Set exercise | Transcribe every line of the listing below without any deviation.

Dataset excerpt |
★ ★ ★ ★ ★

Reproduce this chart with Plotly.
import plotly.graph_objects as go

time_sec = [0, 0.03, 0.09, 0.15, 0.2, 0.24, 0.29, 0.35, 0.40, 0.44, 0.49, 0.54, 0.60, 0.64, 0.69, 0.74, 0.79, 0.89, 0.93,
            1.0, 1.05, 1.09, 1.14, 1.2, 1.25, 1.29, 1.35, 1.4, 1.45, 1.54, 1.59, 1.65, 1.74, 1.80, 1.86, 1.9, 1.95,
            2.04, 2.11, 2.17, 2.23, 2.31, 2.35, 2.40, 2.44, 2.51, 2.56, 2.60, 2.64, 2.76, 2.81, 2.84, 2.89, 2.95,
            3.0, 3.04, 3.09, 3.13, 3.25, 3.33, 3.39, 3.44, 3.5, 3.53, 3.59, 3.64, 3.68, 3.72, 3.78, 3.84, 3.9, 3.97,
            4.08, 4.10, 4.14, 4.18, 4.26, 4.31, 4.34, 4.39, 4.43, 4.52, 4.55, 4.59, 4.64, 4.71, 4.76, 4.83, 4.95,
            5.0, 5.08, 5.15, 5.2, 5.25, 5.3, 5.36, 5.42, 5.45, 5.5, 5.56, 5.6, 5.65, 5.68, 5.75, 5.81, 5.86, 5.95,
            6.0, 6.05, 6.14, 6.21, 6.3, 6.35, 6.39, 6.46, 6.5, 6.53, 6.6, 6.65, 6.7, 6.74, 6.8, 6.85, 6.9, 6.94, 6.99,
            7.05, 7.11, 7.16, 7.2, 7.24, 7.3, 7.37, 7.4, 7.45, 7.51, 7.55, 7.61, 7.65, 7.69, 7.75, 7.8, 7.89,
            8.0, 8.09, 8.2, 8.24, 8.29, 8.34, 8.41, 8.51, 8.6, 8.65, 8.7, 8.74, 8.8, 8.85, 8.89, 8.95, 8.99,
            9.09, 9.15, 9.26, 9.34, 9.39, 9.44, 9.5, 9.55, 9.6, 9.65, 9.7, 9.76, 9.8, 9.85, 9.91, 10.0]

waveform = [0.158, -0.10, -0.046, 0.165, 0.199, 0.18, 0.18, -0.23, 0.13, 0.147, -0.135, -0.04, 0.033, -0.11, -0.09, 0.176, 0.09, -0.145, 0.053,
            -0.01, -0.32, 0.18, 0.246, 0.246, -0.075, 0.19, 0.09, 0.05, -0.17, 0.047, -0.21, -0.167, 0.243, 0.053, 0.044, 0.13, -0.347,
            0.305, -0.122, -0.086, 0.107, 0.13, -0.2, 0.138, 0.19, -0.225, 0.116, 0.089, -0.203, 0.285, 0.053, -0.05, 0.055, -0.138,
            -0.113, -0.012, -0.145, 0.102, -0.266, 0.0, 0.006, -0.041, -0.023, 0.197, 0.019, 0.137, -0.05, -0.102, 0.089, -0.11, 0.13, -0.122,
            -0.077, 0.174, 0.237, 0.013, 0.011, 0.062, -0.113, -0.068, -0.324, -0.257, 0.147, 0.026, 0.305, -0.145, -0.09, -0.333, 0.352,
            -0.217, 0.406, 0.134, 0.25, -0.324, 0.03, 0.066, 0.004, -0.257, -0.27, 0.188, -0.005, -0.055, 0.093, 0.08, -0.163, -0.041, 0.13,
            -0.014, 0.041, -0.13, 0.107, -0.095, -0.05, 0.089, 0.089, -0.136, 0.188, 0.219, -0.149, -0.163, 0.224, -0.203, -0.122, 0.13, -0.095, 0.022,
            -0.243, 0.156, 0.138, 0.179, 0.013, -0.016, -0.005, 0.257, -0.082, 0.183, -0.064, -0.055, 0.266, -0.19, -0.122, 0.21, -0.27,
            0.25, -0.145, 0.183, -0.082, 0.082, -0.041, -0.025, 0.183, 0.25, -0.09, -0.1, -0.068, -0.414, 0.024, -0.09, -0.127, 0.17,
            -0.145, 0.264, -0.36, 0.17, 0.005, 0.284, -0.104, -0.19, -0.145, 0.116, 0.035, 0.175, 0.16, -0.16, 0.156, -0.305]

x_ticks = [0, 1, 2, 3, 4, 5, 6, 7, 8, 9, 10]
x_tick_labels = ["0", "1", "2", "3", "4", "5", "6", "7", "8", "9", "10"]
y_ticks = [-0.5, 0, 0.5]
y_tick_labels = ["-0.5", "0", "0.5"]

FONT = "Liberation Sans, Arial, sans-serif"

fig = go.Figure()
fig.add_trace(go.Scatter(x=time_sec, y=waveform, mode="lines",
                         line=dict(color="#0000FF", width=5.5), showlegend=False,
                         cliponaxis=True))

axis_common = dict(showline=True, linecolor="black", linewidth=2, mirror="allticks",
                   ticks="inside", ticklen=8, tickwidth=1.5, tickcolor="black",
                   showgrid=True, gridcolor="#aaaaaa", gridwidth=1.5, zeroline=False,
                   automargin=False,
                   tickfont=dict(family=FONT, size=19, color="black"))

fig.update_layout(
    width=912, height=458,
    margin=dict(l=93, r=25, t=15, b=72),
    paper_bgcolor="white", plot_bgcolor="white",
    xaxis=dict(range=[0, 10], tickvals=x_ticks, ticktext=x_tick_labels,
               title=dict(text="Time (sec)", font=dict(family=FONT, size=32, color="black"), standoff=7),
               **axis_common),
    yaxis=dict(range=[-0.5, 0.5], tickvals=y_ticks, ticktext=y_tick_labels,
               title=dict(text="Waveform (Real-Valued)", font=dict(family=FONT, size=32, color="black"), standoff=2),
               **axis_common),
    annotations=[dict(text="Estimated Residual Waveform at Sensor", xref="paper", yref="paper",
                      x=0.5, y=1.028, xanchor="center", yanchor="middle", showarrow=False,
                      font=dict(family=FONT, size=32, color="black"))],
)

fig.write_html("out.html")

★ ★ ★ ★ ★

Answer to this task |
Reproduce this chart with Plotly.
import plotly.graph_objects as go

time_sec = [0, 0.03, 0.09, 0.15, 0.2, 0.24, 0.29, 0.35, 0.40, 0.44, 0.49, 0.54, 0.60, 0.64, 0.69, 0.74, 0.79, 0.89, 0.93,
            1.0, 1.05, 1.09, 1.14, 1.2, 1.25, 1.29, 1.35, 1.4, 1.45, 1.54, 1.59, 1.65, 1.74, 1.80, 1.86, 1.9, 1.95,
            2.04, 2.11, 2.17, 2.23, 2.31, 2.35, 2.40, 2.44, 2.51, 2.56, 2.60, 2.64, 2.76, 2.81, 2.84, 2.89, 2.95,
            3.0, 3.04, 3.09, 3.13, 3.25, 3.33, 3.39, 3.44, 3.5, 3.53, 3.59, 3.64, 3.68, 3.72, 3.78, 3.84, 3.9, 3.97,
            4.08, 4.10, 4.14, 4.18, 4.26, 4.31, 4.34, 4.39, 4.43, 4.52, 4.55, 4.59, 4.64, 4.71, 4.76, 4.83, 4.95,
            5.0, 5.08, 5.15, 5.2, 5.25, 5.3, 5.36, 5.42, 5.45, 5.5, 5.56, 5.6, 5.65, 5.68, 5.75, 5.81, 5.86, 5.95,
            6.0, 6.05, 6.14, 6.21, 6.3, 6.35, 6.39, 6.46, 6.5, 6.53, 6.6, 6.65, 6.7, 6.74, 6.8, 6.85, 6.9, 6.94, 6.99,
            7.05, 7.11, 7.16, 7.2, 7.24, 7.3, 7.37, 7.4, 7.45, 7.51, 7.55, 7.61, 7.65, 7.69, 7.75, 7.8, 7.89,
            8.0, 8.09, 8.2, 8.24, 8.29, 8.34, 8.41, 8.51, 8.6, 8.65, 8.7, 8.74, 8.8, 8.85, 8.89, 8.95, 8.99,
            9.09, 9.15, 9.26, 9.34, 9.39, 9.44, 9.5, 9.55, 9.6, 9.65, 9.7, 9.76, 9.8, 9.85, 9.91, 10.0]

waveform = [0.158, -0.10, -0.046, 0.165, 0.199, 0.18, 0.18, -0.23, 0.13, 0.147, -0.135, -0.04, 0.033, -0.11, -0.09, 0.176, 0.09, -0.145, 0.053,
            -0.01, -0.32, 0.18, 0.246, 0.246, -0.075, 0.19, 0.09, 0.05, -0.17, 0.047, -0.21, -0.167, 0.243, 0.053, 0.044, 0.13, -0.347,
            0.305, -0.122, -0.086, 0.107, 0.13, -0.2, 0.138, 0.19, -0.225, 0.116, 0.089, -0.203, 0.285, 0.053, -0.05, 0.055, -0.138,
            -0.113, -0.012, -0.145, 0.102, -0.266, 0.0, 0.006, -0.041, -0.023, 0.197, 0.019, 0.137, -0.05, -0.102, 0.089, -0.11, 0.13, -0.122,
            -0.077, 0.174, 0.237, 0.013, 0.011, 0.062, -0.113, -0.068, -0.324, -0.257, 0.147, 0.026, 0.305, -0.145, -0.09, -0.333, 0.352,
            -0.217, 0.406, 0.134, 0.25, -0.324, 0.03, 0.066, 0.004, -0.257, -0.27, 0.188, -0.005, -0.055, 0.093, 0.08, -0.163, -0.041, 0.13,
            -0.014, 0.041, -0.13, 0.107, -0.095, -0.05, 0.089, 0.089, -0.136, 0.188, 0.219, -0.149, -0.163, 0.224, -0.203, -0.122, 0.13, -0.095, 0.022,
            -0.243, 0.156, 0.138, 0.179, 0.013, -0.016, -0.005, 0.257, -0.082, 0.183, -0.064, -0.055, 0.266, -0.19, -0.122, 0.21, -0.27,
            0.25, -0.145, 0.183, -0.082, 0.082, -0.041, -0.025, 0.183, 0.25, -0.09, -0.1, -0.068, -0.414, 0.024, -0.09, -0.127, 0.17,
            -0.145, 0.264, -0.36, 0.17, 0.005, 0.284, -0.104, -0.19, -0.145, 0.116, 0.035, 0.175, 0.16, -0.16, 0.156, -0.305]

x_ticks = [0, 1, 2, 3, 4, 5, 6, 7, 8, 9, 10]
x_tick_labels = ["0", "1", "2", "3", "4", "5", "6", "7", "8", "9", "10"]
y_ticks = [-0.5, 0, 0.5]
y_tick_labels = ["-0.5", "0", "0.5"]

FONT = "Liberation Sans, Arial, sans-serif"

fig = go.Figure()
fig.add_trace(go.Scatter(x=time_sec, y=waveform, mode="lines",
                         line=dict(color="#0000FF", width=5.5), showlegend=False,
                         cliponaxis=True))

axis_common = dict(showline=True, linecolor="black", linewidth=2, mirror="allticks",
                   ticks="inside", ticklen=8, tickwidth=1.5, tickcolor="black",
                   showgrid=True, gridcolor="#aaaaaa", gridwidth=1.5, zeroline=False,
                   automargin=False,
                   tickfont=dict(family=FONT, size=19, color="black"))

fig.update_layout(
    width=912, height=458,
    margin=dict(l=93, r=25, t=15, b=72),
    paper_bgcolor="white", plot_bgcolor="white",
    xaxis=dict(range=[0, 10], tickvals=x_ticks, ticktext=x_tick_labels,
               title=dict(text="Time (sec)", font=dict(family=FONT, size=32, color="black"), standoff=7),
               **axis_common),
    yaxis=dict(range=[-0.5, 0.5], tickvals=y_ticks, ticktext=y_tick_labels,
               title=dict(text="Waveform (Real-Valued)", font=dict(family=FONT, size=32, color="black"), standoff=2),
               **axis_common),
    annotations=[dict(text="Estimated Residual Waveform at Sensor", xref="paper", yref="paper",
                      x=0.5, y=1.028, xanchor="center", yanchor="middle", showarrow=False,
                      font=dict(family=FONT, size=32, color="black"))],
)

fig.write_html("out.html")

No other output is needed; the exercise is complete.